The Palace, Book 2 of Laura Lond’s The Adventures of Jecosan Tarres trilogy, continues the story of Jeco, the young blacksmith’s apprentice sent on a special mission by a supernatural messenger. Having arrived at the king’s palace in the capital city of Kanavar, Jeco gets a job as a kitchen worker. He keeps his eyes open, getting used to his new life and hoping to find some clues as to how to proceed with his assignment, which is to prevent the coming war.
At first, Jeco sees no indication of any war or threat whatsoever. The luxurious palace life seems to run smoothly, regulated to precision by protocol, with everyone knowing and doing their job. Soon, Jeco gets a chance to distinguish himself and receives a promotion: he is transferred to work at the king’s library. There he meets Lord Farizel Narr, rumored to be the most powerful man in the country after the king and the only one who dares to contradict the hot-tempered monarch. To Jeco’s great surprise, the all-powerful lord is very friendly and not at all haughty. He takes interest in Jeco and, caring little that the boy is of low birth, offers to teach him history and languages. Jeco happily agrees, seeing it as an opportunity to learn more about the court and, possibly, about the war he is to stop.

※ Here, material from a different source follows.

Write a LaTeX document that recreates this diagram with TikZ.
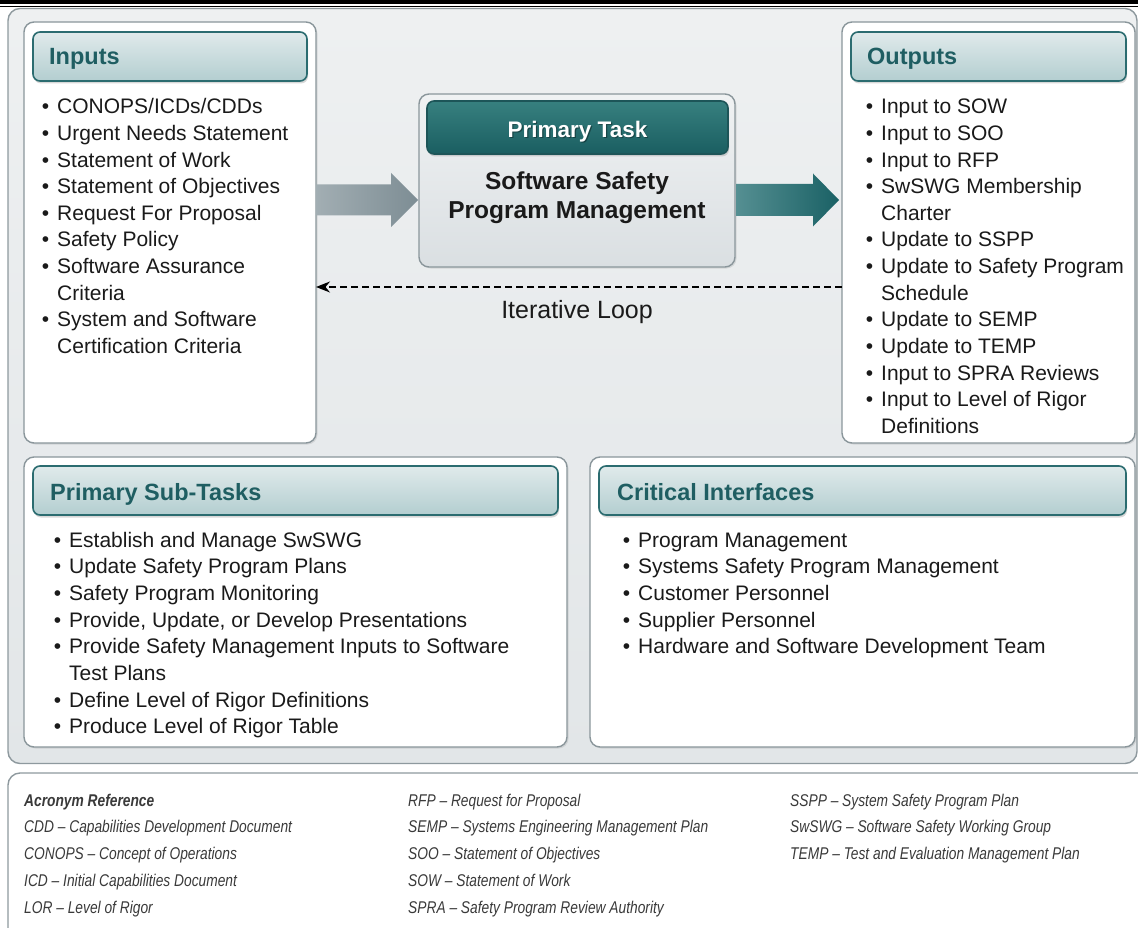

Unlike Book 1, very linear, focusing primarily on Jeco and telling the story from his perspective, Book 2 paints a much greater picture. We are introduced to King Alvard, a strong and ambitious man, who probably would have been chopping off heads left and right if it wasn’t for Lord Farizel. Farizel, protected by shaky immunity (which is a whole different story why, but I don’t want to spoil your read), has taken it upon himself to be Alvard’s conscience, always speaking the truth to him and appealing to the good and reasonable part of his character. Amazingly, Alvard listens… to a point.
We never hear the reasons of King Alvard’s wish to attack the neighboring country of Tirgan spelled out. The Tirganians follow the teaching of the Book of Light – the book Alvard despises and considers a “collection of harmful superstitions,” but that’s not what causes his animosity. It is, however, the reason why the powers of Darkness, as we soon learn, want to crush Tirgan. While Alvard himself does not believe neither in the Light nor the Darkness, he nevertheless hires a magician as his new advisor – just in case, to see if there’s anything to it and whether magic can help him to defeat Tirgan. Henky-Roo, the magician, consults a demon he is able to communicate with; the demon’s advice is to target the ancient copy of the Book the Tirganians keep. Destroying the book will shake their faith, and shaking their faith will weaken their spiritual defenses.
The Palace is a complex work of Christian fiction. By “complex” I don’t mean “hard to read,” I mean that it is the kind of a story that gives you a lot to think about. You will see more in it each time you re-read it. The underlying spiritual message is clear, but the book is not written to preach; it is written for the same reason all good stories are told: to take you on a journey you will not soon forget.